You may or may not have heard that Marvel Heroes is coming out soon. June 4th is the launch date. Live. Similar to what Neverwinter did, there are founder’s packs available. $200 gets you every character, a few bucks in game and access 7 days early. More on that in a bit. $60 gives you 5 characters, less bucks and 4 days head start. $20 gets you 1 character, pennies and 2 days head start.
A lot of people harp on Neverwinter since it’s in open beta and not truly “launched”, even though it’s taking in money. The advantage to this model is that you can take down the servers daily to patch things up – which they are still doing. The first few days were a mess but now, the game is quite playable.

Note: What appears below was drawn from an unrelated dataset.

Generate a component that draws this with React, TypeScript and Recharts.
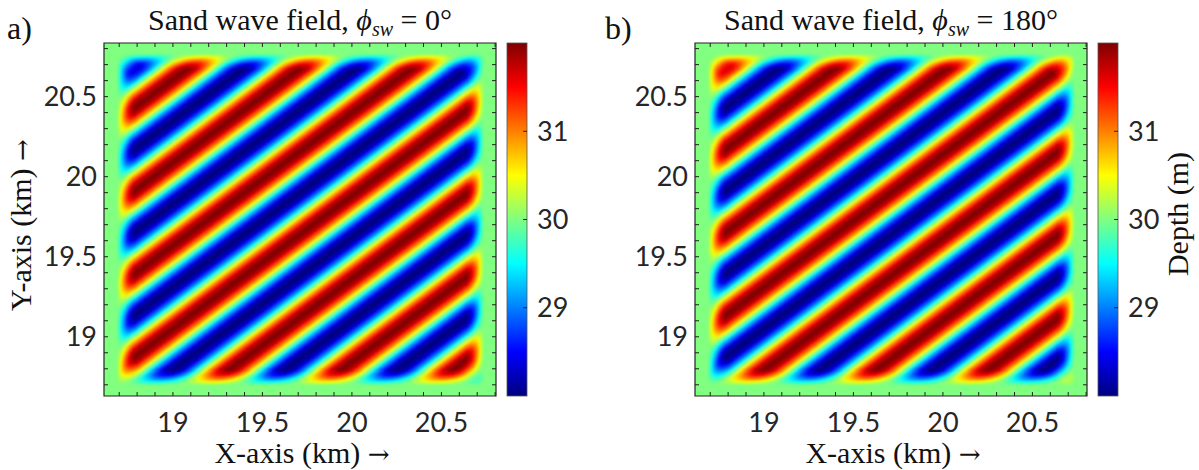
import React from 'react';
import { ComposedChart, XAxis, YAxis, ReferenceArea } from 'recharts';

// ---------------- data ----------------
const xDomainKm = [18.615, 20.805];
const yDomainKm = [18.63, 20.835];
const xTickValues = [18.7, 18.8, 18.9, 19.0, 19.1, 19.2, 19.3, 19.4, 19.5, 19.6, 19.7, 19.8, 19.9, 20.0, 20.1, 20.2, 20.3, 20.4, 20.5, 20.6, 20.7, 20.8];
const yTickValues = [18.7, 18.8, 18.9, 19.0, 19.1, 19.2, 19.3, 19.4, 19.5, 19.6, 19.7, 19.8, 19.9, 20.0, 20.1, 20.2, 20.3, 20.4, 20.5, 20.6, 20.7, 20.8];
const xTickLabels = ['19', '19.5', '20', '20.5'];
const yTickLabels = ['19', '19.5', '20', '20.5'];
const depthDomain = [28, 32];
const depthTickValues = [29, 30, 31];
const colorbarXRange = [0, 1];
// depth (m) across one sand-wave length, starting at a crest
const depthProfile = [32.0, 31.93, 31.73, 31.41, 31.0, 30.52, 30.0, 29.48, 29.0, 28.59, 28.27, 28.07, 28.0, 28.07, 28.27, 28.59, 29.0, 29.48, 30.0, 30.52, 31.0, 31.41, 31.73, 31.93, 32.0];
const fieldXKm = [18.69, 20.735];
const fieldYKm = [18.7, 20.765];
// taper of the wave amplitude near the edge of the field
const envelopeInsetKm = [0, 0.01, 0.02, 0.03, 0.04, 0.05, 0.06, 0.07, 0.085];
const envelopeGain = [0.08, 0.2, 0.33, 0.46, 0.58, 0.7, 0.8, 0.9, 1.0];
const envelopeCornerPx = [6, 8, 10, 11, 12, 13, 14, 15, 15];
// a point on a crest line (x, y in km) and crest spacing along x and along y
const crestPointKm = [20.587, 18.81];
const crestSpacingXKm = 0.626;
const crestSpacingYKm = 0.519;
const panelPhaseDeg = [0, 180];
const panelLetters = ['a)', 'b)'];
const panelLeft = [0, 591];

// ---------------- layout / style ----------------
const CH_W = 600;
const CH_H = 470;
const PLOT_W = 392;
const PLOT_H = 353;
const TICK_LEN = 4;
const BG_GREEN = '#80ff80';
const AXIS_COLOR = '#222';
const TEXT_COLOR = '#262626';
const SERIF = '"Liberation Serif", "DejaVu Serif", serif';
const SANS = 'Lato, "Open Sans", sans-serif';
const ARROW_FONT = '"DejaVu Serif", serif';

function jet(v: number): string {
  const c = (t: number) => Math.max(0, Math.min(1, t));
  const r = c(1.5 - Math.abs(4 * v - 3));
  const g = c(1.5 - Math.abs(4 * v - 2));
  const b = c(1.5 - Math.abs(4 * v - 1));
  return `rgb(${Math.round(r * 255)},${Math.round(g * 255)},${Math.round(b * 255)})`;
}
const depthToColor = (d: number) => jet((d - depthDomain[0]) / (depthDomain[1] - depthDomain[0]));

function makeLayerShape(id: string, gain: number, xd: number[], yd: number[], phaseDeg: number, rx: number) {
  return (props: any) => {
    const { x, y, width, height } = props;
    const sx = width / (xd[1] - xd[0]);
    const sy = height / (yd[1] - yd[0]);
    const px0 = x + (crestPointKm[0] - xd[0]) * sx;
    const py0 = y + (yd[1] - crestPointKm[1]) * sy;
    const nx = 1 / (crestSpacingXKm * sx);
    const ny = 1 / (crestSpacingYKm * sy);
    const n2 = nx * nx + ny * ny;
    const shift = phaseDeg / 360;
    const ax = px0 + (shift * nx) / n2;
    const ay = py0 + (shift * ny) / n2;
    const bx = ax + nx / n2;
    const by = ay + ny / n2;
    const mean = (depthDomain[0] + depthDomain[1]) / 2;
    return (
      <g>
        <defs>
          <linearGradient id={id} gradientUnits="userSpaceOnUse" x1={ax} y1={ay} x2={bx} y2={by} spreadMethod="repeat">
            {depthProfile.map((d, i) => (
              <stop key={i} offset={i / (depthProfile.length - 1)} stopColor={depthToColor(mean + gain * (d - mean))} />
            ))}
          </linearGradient>
          <filter id={id + '-blur'} x="-5%" y="-5%" width="110%" height="110%">
            <feGaussianBlur stdDeviation="1.3" />
          </filter>
        </defs>
        <rect x={x} y={y} width={width} height={height} rx={rx} ry={rx} fill={`url(#${id})`} filter={`url(#${id}-blur)`} />
      </g>
    );
  };
}

const fmt = (v: number) => String(Number(Number(v).toFixed(2)));

const XTick = (props: any) => {
  const { x, y, payload } = props;
  const label = fmt(payload.value);
  const major = xTickLabels.includes(label);
  return (
    <g>
      <line x1={x} x2={x} y1={y} y2={y - TICK_LEN} stroke={AXIS_COLOR} strokeWidth={1} />
      <line x1={x} x2={x} y1={y - PLOT_H} y2={y - PLOT_H + TICK_LEN} stroke={AXIS_COLOR} strokeWidth={1} />
      {major && (
        <text x={x} y={y + 36} textAnchor="middle" fontFamily={SANS} fontSize={27} fill={TEXT_COLOR}>
          {label}
        </text>
      )}
    </g>
  );
};

const YTick = (props: any) => {
  const { x, y, payload } = props;
  const label = fmt(payload.value);
  const major = yTickLabels.includes(label);
  return (
    <g>
      <line x1={x} x2={x + TICK_LEN} y1={y} y2={y} stroke={AXIS_COLOR} strokeWidth={1} />
      <line x1={x + PLOT_W} x2={x + PLOT_W - TICK_LEN} y1={y} y2={y} stroke={AXIS_COLOR} strokeWidth={1} />
      {major && (
        <text x={x - 7} y={y + 9.5} textAnchor="end" fontFamily={SANS} fontSize={27} fill={TEXT_COLOR}>
          {label}
        </text>
      )}
    </g>
  );
};

const CbTick = (props: any) => {
  const { x, y, payload } = props;
  return (
    <g>
      <line x1={x} x2={x - TICK_LEN} y1={y} y2={y} stroke={AXIS_COLOR} strokeWidth={1} />
      <text x={x + 10} y={y + 9.5} textAnchor="start" fontFamily={SANS} fontSize={27} fill={TEXT_COLOR}>
        {fmt(payload.value)}
      </text>
    </g>
  );
};

const colorbarShape = (id: string) => (props: any) => {
  const { x, y, width, height } = props;
  const stopsAt = [0, 0.125, 0.375, 0.625, 0.875, 1];
  return (
    <g>
      <defs>
        <linearGradient id={id} x1="0" y1="1" x2="0" y2="0">
          {stopsAt.map((s, i) => (
            <stop key={i} offset={s} stopColor={jet(s)} />
          ))}
        </linearGradient>
      </defs>
      <rect x={x} y={y} width={width} height={height} fill={`url(#${id})`} stroke="#555" strokeWidth={0.8} />
    </g>
  );
};

function Panel({ idx }: { idx: number }) {
  const phase = panelPhaseDeg[idx];
  return (
    <div style={{ position: 'absolute', left: panelLeft[idx], top: 0, width: CH_W, height: CH_H }}>
      <div style={{ position: 'absolute', left: 0, top: 0 }}>
        <ComposedChart width={CH_W} height={CH_H} data={[]} margin={{ top: 43, right: 104, bottom: 44, left: 34 }}>
          <XAxis
            type="number"
            dataKey="x"
            domain={xDomainKm}
            allowDataOverflow
            ticks={xTickValues}
            interval={0}
            tickSize={0}
            tickMargin={0}
            tickLine={false}
            axisLine={false}
            height={30}
            tick={<XTick />}
          />
          <YAxis
            type="number"
            dataKey="y"
            domain={yDomainKm}
            allowDataOverflow
            ticks={yTickValues}
            interval={0}
            tickSize={0}
            tickMargin={0}
            tickLine={false}
            axisLine={false}
            width={70}
            tick={<YTick />}
          />
          <ReferenceArea x1={xDomainKm[0]} x2={xDomainKm[1]} y1={yDomainKm[0]} y2={yDomainKm[1]} fill={BG_GREEN} fillOpacity={1} stroke="none" />
          {envelopeGain.map((g, k) => {
            const ins = envelopeInsetKm[k];
            const xd = [fieldXKm[0] + ins, fieldXKm[1] - ins];
            const yd = [fieldYKm[0] + ins, fieldYKm[1] - ins];
            return (
              <ReferenceArea
                key={k}
                x1={xd[0]}
                x2={xd[1]}
                y1={yd[0]}
                y2={yd[1]}
                ifOverflow="visible"
                shape={makeLayerShape(`wave-${idx}-${k}`, g, xd, yd, phase, envelopeCornerPx[k])}
              />
            );
          })}
          <ReferenceArea x1={xDomainKm[0]} x2={xDomainKm[1]} y1={yDomainKm[0]} y2={yDomainKm[1]} fill="none" fillOpacity={0} stroke={AXIS_COLOR} strokeWidth={1.2} />
        </ComposedChart>
      </div>
      <div style={{ position: 'absolute', left: 0, top: 0 }}>
        <ComposedChart width={CH_W} height={CH_H} data={[]} margin={{ top: 43, right: 13, bottom: 74, left: 507 }}>
          <XAxis type="number" dataKey="x" domain={colorbarXRange} allowDataOverflow hide />
          <YAxis
            type="number"
            dataKey="d"
            orientation="right"
            domain={depthDomain}
            allowDataOverflow
            ticks={depthTickValues}
            interval={0}
            tickSize={0}
            tickMargin={0}
            tickLine={false}
            axisLine={false}
            width={60}
            tick={<CbTick />}
          />
          <ReferenceArea
            x1={colorbarXRange[0]}
            x2={colorbarXRange[1]}
            y1={depthDomain[0]}
            y2={depthDomain[1]}
            ifOverflow="visible"
            shape={colorbarShape(`cb-${idx}`)}
          />
        </ComposedChart>
      </div>
    </div>
  );
}

export default function App() {
  return (
    <div style={{ position: 'absolute', left: 0, top: 0, width: 1199, height: 470, background: '#fff', overflow: 'hidden' }}>
      <Panel idx={0} />
      <Panel idx={1} />
      <svg width={1199} height={470} style={{ position: 'absolute', left: 0, top: 0, pointerEvents: 'none' }}>
        {[0, 1].map((i) => (
          <g key={i}>
            <text x={panelLeft[i] + (i === 0 ? 7 : 14)} y={39} fontFamily={SERIF} fontSize={32} fill="#111">
              {panelLetters[i]}
            </text>
            <text x={panelLeft[i] + 300} y={30} textAnchor="middle" fontFamily={SERIF} fontSize={30} fill="#111">
              Sand wave field,{' '}
              <tspan fontStyle="italic">ϕ</tspan>
              <tspan fontStyle="italic" fontSize={20} dy={6}>
                sw
              </tspan>
              <tspan dy={-6}>{`  =  ${panelPhaseDeg[i]}°`}</tspan>
            </text>
            <text x={panelLeft[i] + 302} y={463} textAnchor="middle" fontFamily={SERIF} fontSize={30} fill="#111">
              X-axis (km) <tspan fontFamily={ARROW_FONT} fontSize={26}>→</tspan>
            </text>
          </g>
        ))}
        <text transform="translate(31,225) rotate(-90)" textAnchor="middle" fontFamily={SERIF} fontSize={30} fill="#111">
          Y-axis (km) <tspan fontFamily={ARROW_FONT} fontSize={26}>→</tspan>
        </text>
        <text transform="translate(1188,214) rotate(-90)" textAnchor="middle" fontFamily={SERIF} fontSize={30} fill="#111">
          Depth (m)
        </text>
      </svg>
    </div>
  );
}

Marvel Heroes on the other hand…they’ve been up a total of maybe 20 hours out of 72? They are down right now and have been extending the downtime since 6AM this morning. When you promise access to a “launched” game on a specific date and are unable to deliver, this causes problems. People, for some weird reason, take time off work and other duties on launch day to play the game like maniacs. It’s pretty textbook OCD if you ask me but hey, to each their own. When you say you’ll do something for money and then YOU DON’T, then there are going to be issues.
This reminds me of when UO launched and the servers were horrible to start. There was plenty of downtime and for a few years, daily maintenance. The box the game came in said 24 hours available, so out came the lawsuits. EULA’s since then prevent that from happening. That being said, today word of mouth is much more deadly than a lawsuit. If the vibe out of the gate is negative, the game is going to tank hard. RIFT has a positive beta and (ok) launch, did great for a long time. DCUO did not and tanked. TOR isn’t much different here.
Maybe from this point forward there is no early access. Maybe it follows Diablo 3’s concept of staggered entries (which itself had bad PR due to length). Maybe you just soft launch and if people want to buy founder’s pack, sell them non time-sensitive features. It’s obviously harder from a buy-to-play perspective, but in the F2P model, soft launch the crap out of a service to make sure there’s quality.
Launch day can break a company. It’s impressive that companies are still repeating the same mistakes from 15 years ago today.